▸ **Exercise aim**
Write out the opening lines of the data word for word, up to and including the line with "Chart.register(...registerables);", and leave every picture and every later line out.

═══ Given material ═══

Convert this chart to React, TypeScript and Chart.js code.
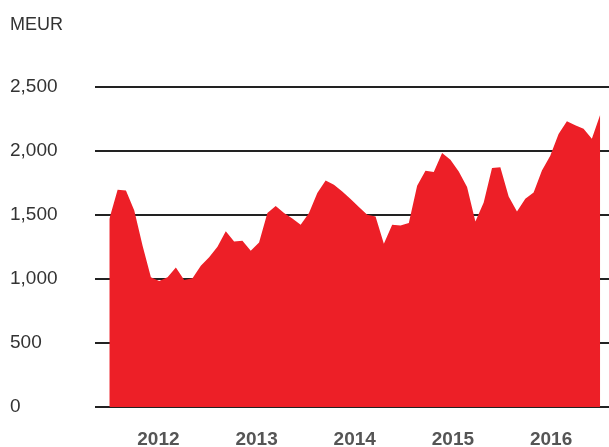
import React, { useEffect, useRef } from "react";
import { Chart, registerables } from "chart.js";

Chart.register(...registerables);

// Monthly values, MEUR
const values: number[] = [
  1466, 1695, 1690, 1534, 1258, 1013, 984, 1013, 1088, 990,
  1005, 1102, 1169, 1250, 1372, 1292, 1297, 1219, 1284, 1513,
  1568, 1513, 1471, 1422, 1513, 1669, 1768, 1734, 1682, 1622,
  1560, 1500, 1487, 1273, 1422, 1417, 1435, 1727, 1844, 1833,
  1982, 1930, 1838, 1716, 1448, 1596, 1865, 1870, 1643, 1526,
  1625, 1674, 1846, 1961, 2130, 2229, 2198, 2172, 2094, 2281,
];

const yearLabels: string[] = ["2012", "2013", "2014", "2015", "2016"];
const yearTickPositions: number[] = [5.9, 17.7, 29.5, 41.3, 53.1];
const yTicks: number[] = [0, 500, 1000, 1500, 2000, 2500];

const FONT = "'Liberation Sans', Arial, Helvetica, sans-serif";

export default function App() {
  const ref = useRef<HTMLCanvasElement | null>(null);

  useEffect(() => {
    if (!ref.current) return;
    const chart = new Chart(ref.current, {
      type: "line",
      data: {
        datasets: [
          {
            data: values.map((v, i) => ({ x: i, y: v })),
            fill: "origin",
            backgroundColor: "#ED1F27",
            borderColor: "#ED1F27",
            borderWidth: 0,
            pointRadius: 0,
            tension: 0,
          },
        ],
      },
      options: {
        animation: false,
        responsive: false,
        maintainAspectRatio: false,
        layout: { padding: { left: 10, right: 0, top: 0, bottom: 0 } },
        plugins: {
          legend: { display: false },
          tooltip: { enabled: false },
          title: {
            display: true,
            text: "MEUR",
            align: "start",
            color: "#333333",
            font: { family: FONT, size: 18, weight: "normal" },
            padding: { top: 14, bottom: 51 },
          },
        },
        scales: {
          x: {
            type: "linear",
            min: -1.72,
            max: 60.06,
            grid: { display: false },
            border: { display: false },
            afterBuildTicks: (scale: any) => {
              scale.ticks = yearTickPositions.map((v) => ({ value: v }));
            },
            afterFit: (scale: any) => {
              scale.height = 40;
            },
            ticks: {
              autoSkip: false,
              maxRotation: 0,
              padding: 13,
              color: "#555555",
              font: { family: FONT, size: 19, weight: "bold" },
              callback: (val: any) => {
                const idx = yearTickPositions.indexOf(Number(val));
                return idx >= 0 ? yearLabels[idx] : "";
              },
            },
          },
          y: {
            min: 0,
            max: 2500,
            afterBuildTicks: (scale: any) => {
              scale.ticks = yTicks.map((v) => ({ value: v }));
            },
            afterFit: (scale: any) => {
              scale.width = 85;
            },
            grid: {
              color: "#222222",
              lineWidth: 2,
              drawTicks: false,
            },
            border: { display: false },
            ticks: {
              crossAlign: "far",
              padding: 0,
              color: "#333333",
              font: { family: FONT, size: 19 },
              callback: (val: any) => Number(val).toLocaleString("en-US"),
            },
          },
        },
      },
    });
    return () => chart.destroy();
  }, []);

  return (
    <div style={{ position: "fixed", left: 0, top: 0, width: 609, height: 447, background: "#fff" }}>
      <canvas ref={ref} width={609} height={447} style={{ display: "block" }} />
    </div>
  );
}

═══

▸ **Complete response**
Convert this chart to React, TypeScript and Chart.js code.
import React, { useEffect, useRef } from "react";
import { Chart, registerables } from "chart.js";

Chart.register(...registerables);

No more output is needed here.